A. After 5 years selling wine and immersing myself in the wine world, I found myself gravitating towards viticulture when reading. I began talking incessantly about the fascinating way in which a grapevine translates a time and place into a bottle of wine. Eventually friends and family politely suggested I leave to pursue what was clearly an enduring passion. In 2010 I decided to enroll in the viticulture course and move to the Okanagan. By the time I visited the valley for the first time in August of that year it was clear to me that I was in the right place to nurture that passion into a lifelong pursuit.
Q. What led you to this place?
A. A conversation in early 2012 started our family down the road towards Garnet Valley. While enjoying a glass of Pinot Noir, we discussed the qualities of the variety in the Okanagan, and what climatic conditions may be obstacles to showcasing its more delicate and nuanced personality.
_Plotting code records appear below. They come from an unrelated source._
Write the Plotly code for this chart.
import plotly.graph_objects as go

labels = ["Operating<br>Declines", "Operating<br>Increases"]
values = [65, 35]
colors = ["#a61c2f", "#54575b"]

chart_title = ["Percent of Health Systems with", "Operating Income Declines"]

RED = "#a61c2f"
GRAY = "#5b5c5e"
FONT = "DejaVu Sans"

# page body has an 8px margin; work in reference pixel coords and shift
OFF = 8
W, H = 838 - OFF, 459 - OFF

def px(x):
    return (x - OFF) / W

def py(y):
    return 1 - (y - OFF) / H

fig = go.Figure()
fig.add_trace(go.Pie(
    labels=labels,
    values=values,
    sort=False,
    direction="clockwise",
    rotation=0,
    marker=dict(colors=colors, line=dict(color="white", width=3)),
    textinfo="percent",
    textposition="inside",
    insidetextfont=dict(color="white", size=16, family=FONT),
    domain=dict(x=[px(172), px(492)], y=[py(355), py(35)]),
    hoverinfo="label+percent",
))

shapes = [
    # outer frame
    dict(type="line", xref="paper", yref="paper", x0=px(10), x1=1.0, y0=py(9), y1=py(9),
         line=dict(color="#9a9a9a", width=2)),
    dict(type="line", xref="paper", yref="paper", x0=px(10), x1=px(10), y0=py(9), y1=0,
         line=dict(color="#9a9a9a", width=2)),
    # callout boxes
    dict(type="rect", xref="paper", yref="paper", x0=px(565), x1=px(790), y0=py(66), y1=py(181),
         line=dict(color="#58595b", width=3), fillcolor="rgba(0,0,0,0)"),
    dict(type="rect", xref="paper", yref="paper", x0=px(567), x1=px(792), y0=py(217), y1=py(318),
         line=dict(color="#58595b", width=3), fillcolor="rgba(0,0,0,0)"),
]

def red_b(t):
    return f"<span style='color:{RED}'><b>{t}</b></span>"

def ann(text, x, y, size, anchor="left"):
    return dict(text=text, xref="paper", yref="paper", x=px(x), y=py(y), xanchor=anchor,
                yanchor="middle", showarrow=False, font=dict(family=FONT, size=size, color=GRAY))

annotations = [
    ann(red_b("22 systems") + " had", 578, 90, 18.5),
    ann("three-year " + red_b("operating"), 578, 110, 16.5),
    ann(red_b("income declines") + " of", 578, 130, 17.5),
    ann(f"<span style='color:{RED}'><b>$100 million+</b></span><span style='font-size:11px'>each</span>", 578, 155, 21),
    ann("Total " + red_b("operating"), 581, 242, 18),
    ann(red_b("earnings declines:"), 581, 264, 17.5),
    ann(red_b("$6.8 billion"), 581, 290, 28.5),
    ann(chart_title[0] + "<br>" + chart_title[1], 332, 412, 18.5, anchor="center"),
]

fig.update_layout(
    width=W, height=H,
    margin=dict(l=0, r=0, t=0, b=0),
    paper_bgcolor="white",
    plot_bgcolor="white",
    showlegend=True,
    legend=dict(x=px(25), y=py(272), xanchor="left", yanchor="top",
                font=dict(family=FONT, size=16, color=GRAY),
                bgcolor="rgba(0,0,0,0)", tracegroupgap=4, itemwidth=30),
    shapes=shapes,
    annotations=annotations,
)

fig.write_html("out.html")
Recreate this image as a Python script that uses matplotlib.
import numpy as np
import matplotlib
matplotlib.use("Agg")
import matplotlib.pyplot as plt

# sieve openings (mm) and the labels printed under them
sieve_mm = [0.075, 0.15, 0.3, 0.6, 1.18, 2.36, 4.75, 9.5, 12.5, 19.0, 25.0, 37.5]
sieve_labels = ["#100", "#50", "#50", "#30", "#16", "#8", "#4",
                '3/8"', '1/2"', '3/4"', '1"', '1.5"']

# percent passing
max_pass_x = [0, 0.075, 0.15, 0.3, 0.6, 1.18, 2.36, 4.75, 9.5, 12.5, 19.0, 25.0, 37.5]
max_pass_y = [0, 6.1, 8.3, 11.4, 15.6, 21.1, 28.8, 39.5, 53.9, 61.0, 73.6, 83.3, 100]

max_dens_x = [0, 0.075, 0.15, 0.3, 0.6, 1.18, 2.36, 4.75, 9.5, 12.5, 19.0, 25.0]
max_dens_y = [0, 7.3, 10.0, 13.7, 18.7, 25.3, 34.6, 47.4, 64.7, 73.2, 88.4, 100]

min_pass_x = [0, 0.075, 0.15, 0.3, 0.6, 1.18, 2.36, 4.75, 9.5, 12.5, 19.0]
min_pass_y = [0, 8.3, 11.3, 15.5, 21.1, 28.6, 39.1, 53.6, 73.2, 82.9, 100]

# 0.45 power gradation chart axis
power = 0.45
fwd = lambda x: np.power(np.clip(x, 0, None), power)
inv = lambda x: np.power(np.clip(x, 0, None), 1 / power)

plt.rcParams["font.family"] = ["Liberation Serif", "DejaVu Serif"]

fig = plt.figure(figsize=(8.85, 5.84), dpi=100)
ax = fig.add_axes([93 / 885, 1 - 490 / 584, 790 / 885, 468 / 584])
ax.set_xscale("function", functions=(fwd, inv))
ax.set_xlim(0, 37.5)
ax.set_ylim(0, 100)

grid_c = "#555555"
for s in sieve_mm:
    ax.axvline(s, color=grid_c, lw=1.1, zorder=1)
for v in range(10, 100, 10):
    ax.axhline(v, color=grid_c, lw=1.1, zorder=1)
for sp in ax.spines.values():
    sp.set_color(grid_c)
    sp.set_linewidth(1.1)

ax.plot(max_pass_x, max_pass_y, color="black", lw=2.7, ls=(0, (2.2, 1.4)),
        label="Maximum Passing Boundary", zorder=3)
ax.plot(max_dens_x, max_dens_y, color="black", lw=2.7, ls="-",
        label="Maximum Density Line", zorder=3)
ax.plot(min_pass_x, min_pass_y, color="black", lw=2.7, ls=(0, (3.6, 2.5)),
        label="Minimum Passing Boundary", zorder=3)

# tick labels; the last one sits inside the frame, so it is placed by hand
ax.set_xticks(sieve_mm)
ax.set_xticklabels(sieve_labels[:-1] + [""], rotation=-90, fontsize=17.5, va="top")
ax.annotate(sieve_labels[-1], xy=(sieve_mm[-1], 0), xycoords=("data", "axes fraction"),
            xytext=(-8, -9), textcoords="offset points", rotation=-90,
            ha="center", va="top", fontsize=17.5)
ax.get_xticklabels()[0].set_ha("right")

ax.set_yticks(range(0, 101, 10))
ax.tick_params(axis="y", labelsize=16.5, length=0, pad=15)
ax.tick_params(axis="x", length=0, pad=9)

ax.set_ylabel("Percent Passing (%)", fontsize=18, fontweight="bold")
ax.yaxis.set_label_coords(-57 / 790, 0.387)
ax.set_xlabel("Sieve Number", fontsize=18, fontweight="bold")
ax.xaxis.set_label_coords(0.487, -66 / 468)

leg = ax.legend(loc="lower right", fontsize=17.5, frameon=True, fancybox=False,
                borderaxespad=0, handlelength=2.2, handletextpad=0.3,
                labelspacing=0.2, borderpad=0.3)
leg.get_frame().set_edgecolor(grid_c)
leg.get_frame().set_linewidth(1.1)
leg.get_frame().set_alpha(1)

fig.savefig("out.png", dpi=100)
This led to over two years of searching for a site in the Okanagan that would fit a stringent set of parameters we felt would allow Pinot Noir and Chardonnay to flourish.
Q. What is special about this Garnet Valley vineyard?
A. During our search for the perfect site, a pattern emerged to us while tasting through Okanagan Pinot. The majority of the wines we preferred tended to be from cooler sites, and more often than not east or north facing aspects. While the Growing Degree Days, Mean July Temperature, and other related growing metrics for Summerland are in league with renowned Pinot/Chard regions of the world, we had an issue to resolve: sunlight. With a short, continental season, high latitude, and generally clement summer conditions, sunlight can be too abundant. This leads to a ripeness conundrum. Long, sunny days drive photosynthesis so efficiently that sugar production outpaces grapevine physiology. Finding a warm, steep, southwest facing bowl in narrow Garnet Valley solved the problem in theory, with each vintage to date serving as a proof point of the concept.
I also think it's the most beautiful place on the planet.